The Belleville City Council voted on Monday not to place on the November ballot a referendum regarding a sales tax increase that aldermen approved last year.
The council voted 8-7 against Ward 5 Alderman Joe Hayden's proposal for an advisory referendum so city leaders will know how residents feel about paying an extra 0.25 percent in sales tax.
Hayden wanted the ballot question to ask if residents want to keep paying extra 0.25 percent in sales tax beyond the 2014-15 fiscal year.
The extra 0.25 percent increase in sales tax is set to expire at the end of 2017. Officials estimate the increase brings in about $1.2 million annually.
The city sales tax is $8.10 on a $100 purchase outside special business districts, where sales tax is higher. The tax does not apply to vehicle, prescription drugs or grocery purchases.
Council members debated the issue for more than 50 minutes before Ward 4 Alderman Kent Randle said the discussion likely wasn't going to change anyone's stance on the topic and asked for a vote.
City leaders were divided on whether the tax issue was important enough so the city should ask for public opinion via referendum or make a decision with information on hand, as voters elect public officials to do.
Ward 6 Alderman Bob White said Hayden's proposal is for an advisory referendum -- which is non-binding -- allowing the council to gauge public response and still make the ultimate decision based on information given to aldermen.
"I think there's certain things residents have a right to comment on and have a say," White said.
Ward 1 Alderman Ken Kinsella said his concern is that voters will make a decision without making an effort to learn about the issue and officials' reasoning for why the city needs the extra 0.25 percent in taxes.
"Who wouldn't vote to do away with taxes?" Kinsella said.
Kinsella said that residents vote for elected officials to represent them. Officials are tasked with reviewing information, like the budget, and making the best decision on behalf of the public.

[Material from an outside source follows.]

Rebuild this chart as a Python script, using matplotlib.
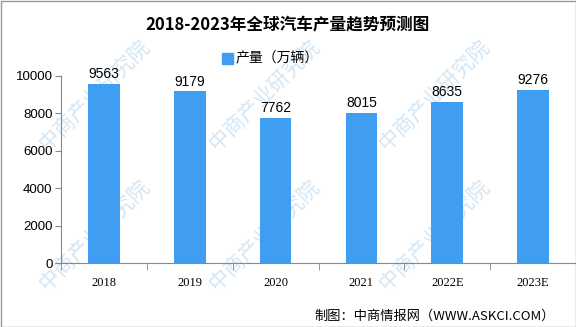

Residents who spoke at the start of the meeting asked aldermen to put aside their differences to do what is best for the city.
Some wanted city leaders to give them a say on the sales tax issue while others denounced the climate of "gotcha citizens" who choose to focus only on the negative issues in the city.
Hayden made a similar proposal in August. At the time, the majority of city leaders said the city needed the revenue for operations, to make up for a $600,000 shortfall when the state was lagging in income tax payments to the city.
City leaders initially proposed the wheel tax, which proved unpopular with residents, before enacting a sales tax increase until Dec. 31, 2013.
The council then voted in August to extend the sales tax increase until 2017, stating the extra revenue would put the city in a position to hire more officers if paired with a COPS grant.
Hayden said that since then, the city did not get the COPS grant, and should remove the sales tax increase because sales tax revenue might be down due to the higher tax.
Mayor Mark Eckert reiterated Monday night that the city needs the extra tax revenue for operations and any reductions mean layoffs.
Eckert also said the police chief's priority now is a new police station, not necessarily hiring more officers.
Still, the city will try to hire a new police officer and move an officer to the Crime-Free Housing program this fall depending on the budget, Eckert added.
Some aldermen, however, believe Eckert's suggestion deceives residents who believed the tax would go to hiring more cops, not pay for a police station.
"If we were a business, we'd be accused of bait and switch," Ward 2 Alderwoman Melinda Hult said.
Aldermen who wanted the issue on the ballot were Hayden, Hult, Randle, White, Ward 7 Alderman Trent Galetti, Ward 8 Alderman Joe Orlet and Alderwoman-at-Large Lillian Schneider.
Aldermen who didn't want the issue on the ballot were: Kinsella, Ward 1 Alderman Mike Heisler, Ward 2 Alderwoman Janet Schmidt, Ward 3 Alderman Gabby Rujawitz, Ward 4 Aldermen Jim Davidson and Johnnie Anthony, Ward 6 Alderman Paul Seibert and Ward 8 Alderman Jim Musgrove.
Ward 5 Alderman Phil Silsby was absent.
Also on Monday:
* The council approved, without debate, the mayor's recommendations for department heads, staff and members of aldermanic committees.
Randle abstained and Schneider voted "present."
Randle said after the meeting he had his reasons for abstaining on all matters related to appointments and declined to explain further.
Schneider said she had not made up her mind on the proposed appointments and voted "present," which is a vote to go with the majority of council.
* New rules governing the public participation section of public meetings went into effect Monday night. The rules include limiting public comments to three minutes per speaker, on subjects "reasonably related" to city matters or what is on the agenda for the meeting.
The rules also were established to improve civility at council meetings.
Shortly after the rules were announced, a Belleville resident used a racial slur in expressing his comments to the council. The resident said he was quoting someone else to relay an incident.
The mayor reminded the resident to be civil, respectful and decent and allowed the man to continue.